Wow, holy Christ, that OP! I think we know now where the budget for the first episode went! Hands down my favorite OP for the fall season. Like that Code Geass movie, it’s a good use of stylized CG to do some things it might be extremely difficult to do with regular animation while also minimizing the downsides of CG. Crazy shit happening everywhere with a super evil Dio — who, no doubt, will end up becoming a vampire himself; how could he resist all that power? — and a heroic JoJo. Pure awesome.
So we’ve got another wild episode of JoJo‘s Bizarre Adventure, except this time around JoJo and Dio are gigantic, hulking 19-year-olds rather than gigantic, hulking 12-year-olds. They do things I imagine every English university student does: play some rugby, dabble in archaeology and law and wear silly clothes. Not much like my college experience. The closest I came was playing in a dodgeball tournament with my colleagues on the student newspaper. We got our asses kicked because we were journalists going up against athletes. In fact, it probably turned out similarly to the other rugby players ganging up on JoJo and desperately trying to drag him down. Every shonen series at some point has to have some part that shows how ridiculously awesome the hero is, and the rugby match is an all right way of showing JoJo in his element rather than getting his ass kicked by Dio.

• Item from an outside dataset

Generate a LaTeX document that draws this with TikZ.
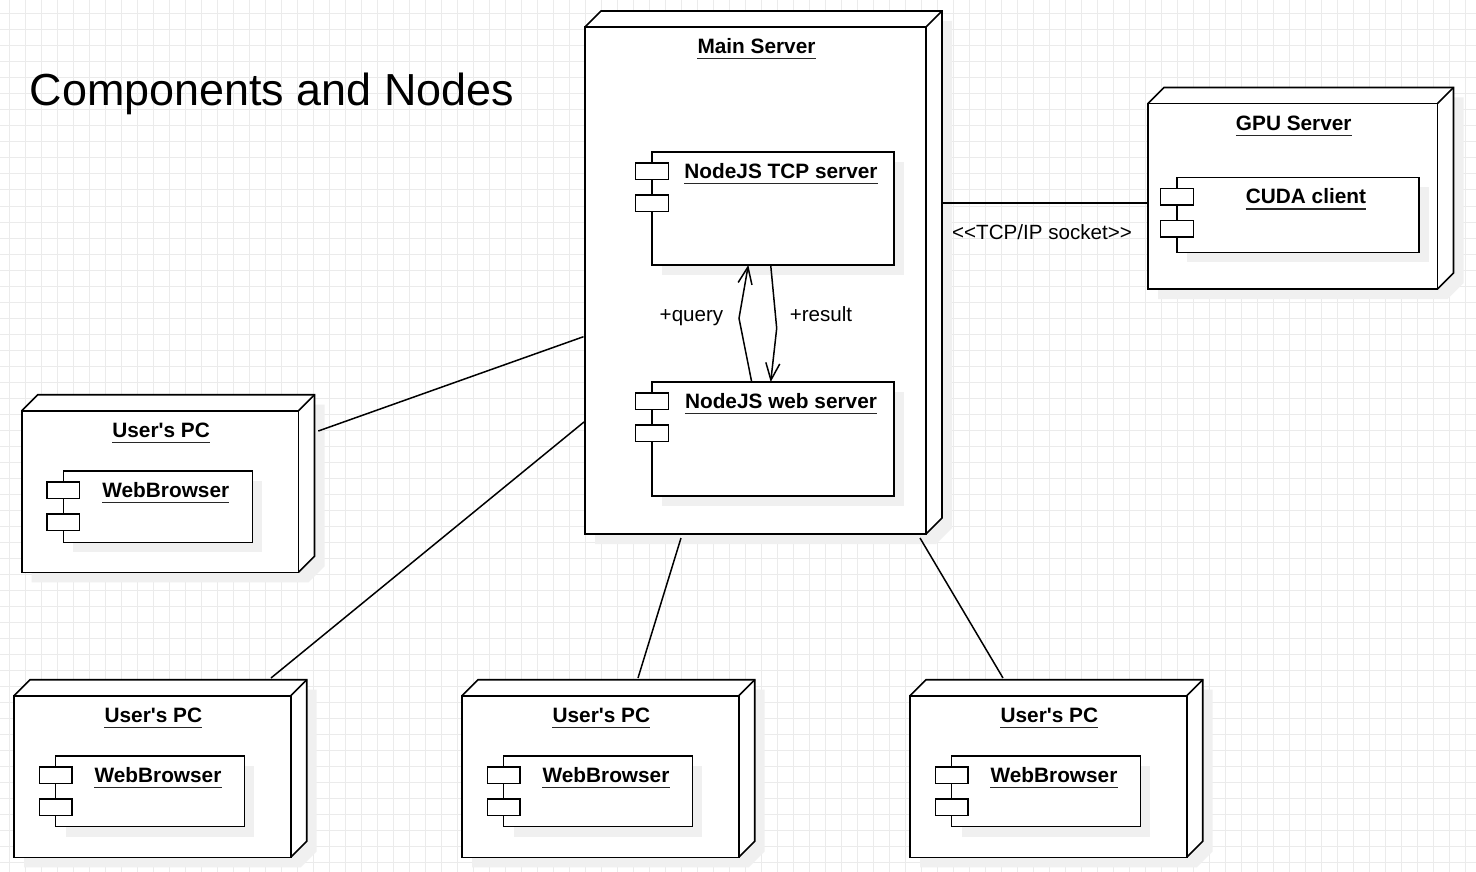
\documentclass[tikz,border=0pt]{standalone}
\usepackage{fontspec}
\setmainfont{Liberation Sans}[Ligatures=TeXOff]
\usetikzlibrary{arrows.meta,calc}
\definecolor{gridc}{RGB}{235,235,235}
\definecolor{shadowc}{RGB}{240,240,240}
\definecolor{ulc}{RGB}{40,40,40}
\tikzset{
  boxline/.style={line width=1.6pt, draw=black, line join=miter},
  face/.style={boxline, fill=white, inner sep=0pt, outer sep=0pt, anchor=north west, rectangle},
  ttl/.style={font=\fontsize{20.8}{24}\selectfont\bfseries, anchor=base, inner sep=0pt, text=black},
  lbl/.style={font=\fontsize{20.6}{24}\selectfont, anchor=base, inner sep=0pt, text=black},
  conn/.style={line width=1.5pt},
  flow/.style={line width=1.5pt, -{Straight Barb[length=17pt,width=14pt]}},
  ulline/.style={line width=1.4pt, draw=ulc},
}
\newcommand\devbox[6]{%
  \fill[shadowc] (#2+10,#3+10) -- (#2+26,#3-6) -- (#4+26,#3-6) -- (#4+26,#5-6) -- (#4+10,#5+10) -- (#2+10,#5+10) -- cycle;
  \fill[white] (#2,#3) -- (#2+16,#3-16) -- (#4+16,#3-16) -- (#4+16,#5-16) -- (#4,#5) -- (#2,#5) -- cycle;
  \draw[boxline] (#2,#3) -- (#2+16,#3-16) -- (#4+16,#3-16) -- (#4+16,#5-16) -- (#4,#5);
  \draw[boxline] (#4,#3) -- (#4+16,#3-16);
  \node[face, minimum width={(#4-#2)*1pt}, minimum height={(#5-#3)*1pt}] (#1) at (#2,#3) {};
  \node[ttl] (#1-t) at ({(#2+#4)/2+1},#3+27) {#6};
  \draw[ulline] ([yshift=-4.8pt]#1-t.base west) -- ([yshift=-4.8pt]#1-t.base east);
}
\newcommand\compbox[6]{%
  \fill[shadowc] (#2+10,#3+10) rectangle (#4+10,#5+10);
  \node[face, line width=1.5pt, minimum width={(#4-#2)*1pt}, minimum height={(#5-#3)*1pt}] (#1) at (#2,#3) {};
  \draw[boxline, line width=1.5pt, fill=white] (#2-16.3,#3+11) rectangle ++(32.6,16.3);
  \draw[boxline, line width=1.5pt, fill=white] (#2-16.3,#3+43) rectangle ++(32.6,16.3);
  \node[ttl] (#1-t) at ({(#2+#4)/2+8},#3+26.5) {#6};
  \draw[ulline] ([yshift=-5pt]#1-t.base west) -- ([yshift=-5pt]#1-t.base east);
}
\begin{document}
\begin{tikzpicture}[x=1pt,y=-1pt]
\useasboundingbox (0,0) rectangle (1476,872);
\fill[white] (0,0) rectangle (1476,872);
\foreach \i in {0,...,91} \draw[gridc, line width=1pt] (9.3+16*\i,0) -- (9.3+16*\i,872);
\foreach \j in {0,...,53} \draw[gridc, line width=1pt] (0,14+16*\j) -- (1476,14+16*\j);

\node[font=\fontsize{44.9}{50}\selectfont, anchor=base west, inner sep=0pt] (title) at (29.5,105.5) {Components and Nodes};

\devbox{main}{585}{27}{926}{534}{Main Server}
\compbox{tcp}{652}{152}{894}{265}{NodeJS TCP server}
\compbox{web}{652}{382}{894}{496}{NodeJS web server}

\devbox{gpu}{1148}{103.5}{1437.5}{289}{GPU Server}
\compbox{cuda}{1177}{177.5}{1419}{252.3}{CUDA client}

\devbox{upc1}{21.7}{410.7}{298.5}{572.3}{User's PC}
\compbox{wb1}{63.3}{471}{252.3}{542.3}{WebBrowser}

\devbox{upc2}{14}{695.7}{290.7}{857.3}{User's PC}
\compbox{wb2}{55.7}{756}{244.3}{826.7}{WebBrowser}
\devbox{upc3}{462}{695.7}{738.7}{857.3}{User's PC}
\compbox{wb3}{503.7}{756}{692.3}{826.7}{WebBrowser}
\devbox{upc4}{910}{695.7}{1186.7}{857.3}{User's PC}
\compbox{wb4}{951.7}{756}{1140.3}{826.7}{WebBrowser}

\draw[flow] ($(web.north west)+(99.7,0)$) -- (739,318.3) -- ($(tcp.south west)+(96.3,0)$);
\draw[flow] ($(tcp.south west)+(118.7,0)$) -- (776.7,328.3) -- ($(web.north west)+(118.7,0)$);
\node[lbl] (q) at (691.5,321) {+query};
\node[lbl] (r) at (821,321) {+result};

\draw[conn] ($(main.north east)+(17,176)$) -- ($(gpu.north west)+(0,99.5)$);
\node[lbl] (sock) at (1042,239) {<\kern0pt<TCP/IP socket>\kern0pt>};

\draw[conn] ($(main.north west)+(-1.5,309.7)$) -- ($(upc1.north east)+(19.8,20.3)$);
\draw[conn] ($(main.north west)+(-1,395)$) -- ($(upc2.north west)+(257,-17.7)$);
\draw[conn] ($(main.south west)+(96,4)$) -- ($(upc3.north west)+(176,-17.7)$);
\draw[conn] ($(main.south west)+(335,4)$) -- ($(upc4.north west)+(93,-17.7)$);
\end{tikzpicture}
\end{document}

This episode does a good job of showing how much JoJo has matured, although the moment at the beginning where he wonders why he can’t get close to Dio is pretty ridiculous. Stuff like poking JoJo in the eye can be forgiven, obviously. Being a royal jerk to Erina is a major step on the asshole scale, clearly — much harder to forgive, and nobody would blame a person for cutting off all ties to an asshole like Dio after that. But putting a dog in a position to be roasted alive? That’s Britannia levels of evil right there. You can’t reason or be friends with someone who has stepped into the realms of Cartoon Evil. Just can’t be done.

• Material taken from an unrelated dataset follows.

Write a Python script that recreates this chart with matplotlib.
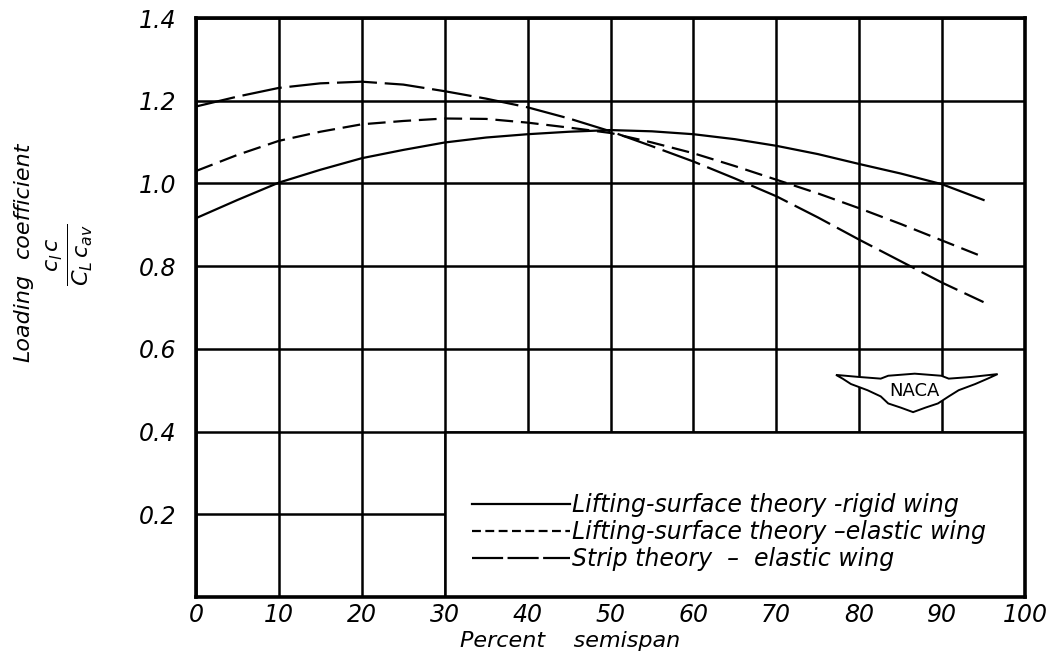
import numpy as np
import matplotlib.pyplot as plt
from matplotlib.patches import Rectangle, Polygon
from matplotlib.lines import Line2D

# values
span = [0, 5, 10, 15, 20, 25, 30, 35, 40, 45, 50, 55, 60, 65, 70, 75, 80, 85, 90, 95]
rigid = [0.916, 0.960, 1.002, 1.033, 1.061, 1.081, 1.099, 1.111, 1.119, 1.125,
         1.129, 1.126, 1.119, 1.107, 1.091, 1.071, 1.047, 1.024, 0.998, 0.960]
elastic = [1.030, 1.069, 1.103, 1.125, 1.143, 1.151, 1.157, 1.156, 1.147, 1.135,
           1.122, 1.099, 1.073, 1.042, 1.009, 0.976, 0.940, 0.902, 0.862, 0.822]
strip = [1.186, 1.210, 1.231, 1.242, 1.246, 1.239, 1.223, 1.205, 1.184, 1.157,
         1.126, 1.090, 1.053, 1.012, 0.969, 0.918, 0.864, 0.812, 0.760, 0.713]

labels = ["Lifting-surface theory -rigid wing",
          "Lifting-surface theory \u2013elastic wing",
          "Strip theory  \u2013  elastic wing"]

xticks = np.arange(0, 101, 10)
yticks = np.round(np.arange(0, 1.41, 0.2), 1)

font = dict(family='DejaVu Sans', style='italic')

fig = plt.figure(figsize=(10.57, 6.54), dpi=100)
ax = fig.add_axes([196/1057, 1-597/654, 829/1057, 579/654])

ax.set_xlim(0, 100)
ax.set_ylim(0, 1.4)
ax.set_xticks(xticks)
ax.set_yticks(yticks)
ax.set_xticklabels([str(t) for t in xticks], **font, fontsize=17)
ax.set_yticklabels([''] + ['%.1f' % t for t in yticks[1:]], **font, fontsize=17)
ax.tick_params(axis='x', length=0, pad=4)
ax.tick_params(axis='y', length=0, pad=14)
ax.grid(True, color='black', lw=1.8, zorder=0)
ax.set_axisbelow(True)
for s in ax.spines.values():
    s.set_linewidth(2.6)

lw = 1.6
ax.plot(span, rigid, color='black', lw=lw, zorder=3)
ax.plot(span, elastic, color='black', lw=lw, dashes=(8, 3.5), zorder=3)
ax.plot(span, strip, color='black', lw=lw, dashes=(18, 3.5), zorder=3)

# legend box sits over the grid in the lower right
ax.add_patch(Rectangle((30, 0), 70, 0.4, facecolor='white', edgecolor='black',
                       lw=1.8, zorder=1.5))
handles = [Line2D([], [], color='black', lw=lw),
           Line2D([], [], color='black', lw=lw, dashes=(4, 2)),
           Line2D([], [], color='black', lw=lw, dashes=(14, 2))]
leg = ax.legend(handles, labels, loc='center left', bbox_to_anchor=(33.3, 0.157),
                bbox_transform=ax.transData, frameon=False, borderpad=0,
                borderaxespad=0, handlelength=4.15, handletextpad=0.1,
                labelspacing=0.12, prop=dict(size=17, style='italic'))

# NACA wings logo
wing = [(77.2, 0.537), (80.0, 0.532), (82.6, 0.528), (83.5, 0.535), (86.7, 0.540),
        (89.9, 0.535), (90.8, 0.528), (93.5, 0.532), (96.7, 0.539), (95.5, 0.528),
        (94.0, 0.515), (92.0, 0.500), (90.8, 0.485), (89.5, 0.468), (88.0, 0.458),
        (86.5, 0.447), (85.0, 0.458), (83.5, 0.468), (82.6, 0.485), (81.0, 0.500),
        (79.0, 0.515), (78.0, 0.528)]
ax.add_patch(Polygon(wing, closed=True, facecolor='white', edgecolor='black',
                     lw=1.4, zorder=2))
ax.text(86.7, 0.497, 'NACA', ha='center', va='center', fontsize=13, zorder=4)

# axis titles
fig.text(23/1057, 1-318/654, 'Loading', rotation=90, ha='center', va='center',
         fontsize=16, **font)
fig.text(23/1057, 1-200/654, 'coefficient', rotation=90, ha='center', va='center',
         fontsize=16, **font)
fig.text(70/1057, 1-255/654, r'$\frac{c_l\,c}{C_L\,c_{av}}$', rotation=90,
         ha='center', va='center', fontsize=23)
fig.text(570/1057, 1-641/654, 'Percent    semispan', ha='center', va='center',
         fontsize=16, **font)

fig.savefig('out.png', dpi=100)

Thankfully, JoJo wises up a bit when he finds the letter Dio’s father sent to JoJo’s pops, although I wonder exactly why Dio’s dad describes his illness in such detail to a man he barely knew. Then again, Dio’s dad seemed pretty gross. I bet he talked about his various bodily ailments all the time to anyone who would listen. That’s the real reason Dio hated him: the man would never shut up about his goiters and gangrene. Also, he passed on his alcoholism to Dio. That’s kind of bad, too. Anyway! At least JoJo puts two and two together and realizes that Dio is slowly poisoning his father. I’d have thought Dio would have no problem swearing on his father’s honor and lying to JoJo, because fuck that guy obviously, but no, any connection with that scallywag is too much for Dio. I dig the Dickensian vibe behind Dio’s origin and villainy. So much squalor and so much melodrama, man, especially in the visuals as Dio recalls how much he despises his father. My only wish is that he shouted, “Curses!” as his nefarious plan was foiled.
I’m loving the idea of inserting a shonen vibe into this distinct era of history, especially since there’s a small hint of alternate history with the brief mention of Jack the Ripper. (Aside: I love pretty much any alternate history story, no matter how dumb or ridiculous. I couldn’t get enough of those glyph entries in Assassin’s Creed II, for example, even as they became more hilarious with each one. The one where Henry Ford laughs about using the magical artifact to trick his workers into thinking they’re getting raises when he is actually cutting their pay, and afterward chuckles as he plans to pass the artifact to Hitler so that he can start the Holocaust, is undoubtedly my favorite. That’s supposed to be funny, right?) The tone of how we see the Victorian era versus shonen anime could not clash more, but in the ridiculous world of JoJo’s Bizarre Adventure, it somehow works. I literally laughed out loud when I saw JoJo in his outfit while searching the alleys. He looks like Sherlock Holmes after a year in WWE. But it totally works! Grabbing a knife? A hat with blades as the rim? Why not?!
And a mask that turns people into vampires! You can’t have Victorian England without vampires. It’s impossible. Come hell or high water, Dio is becoming a vampire. Not sure whether it will be by accident or on purpose, however. I could see Dio being attracted to the kind of power that felled him so easily, but the downsides are obvious, even to people who may not know what a vampire is.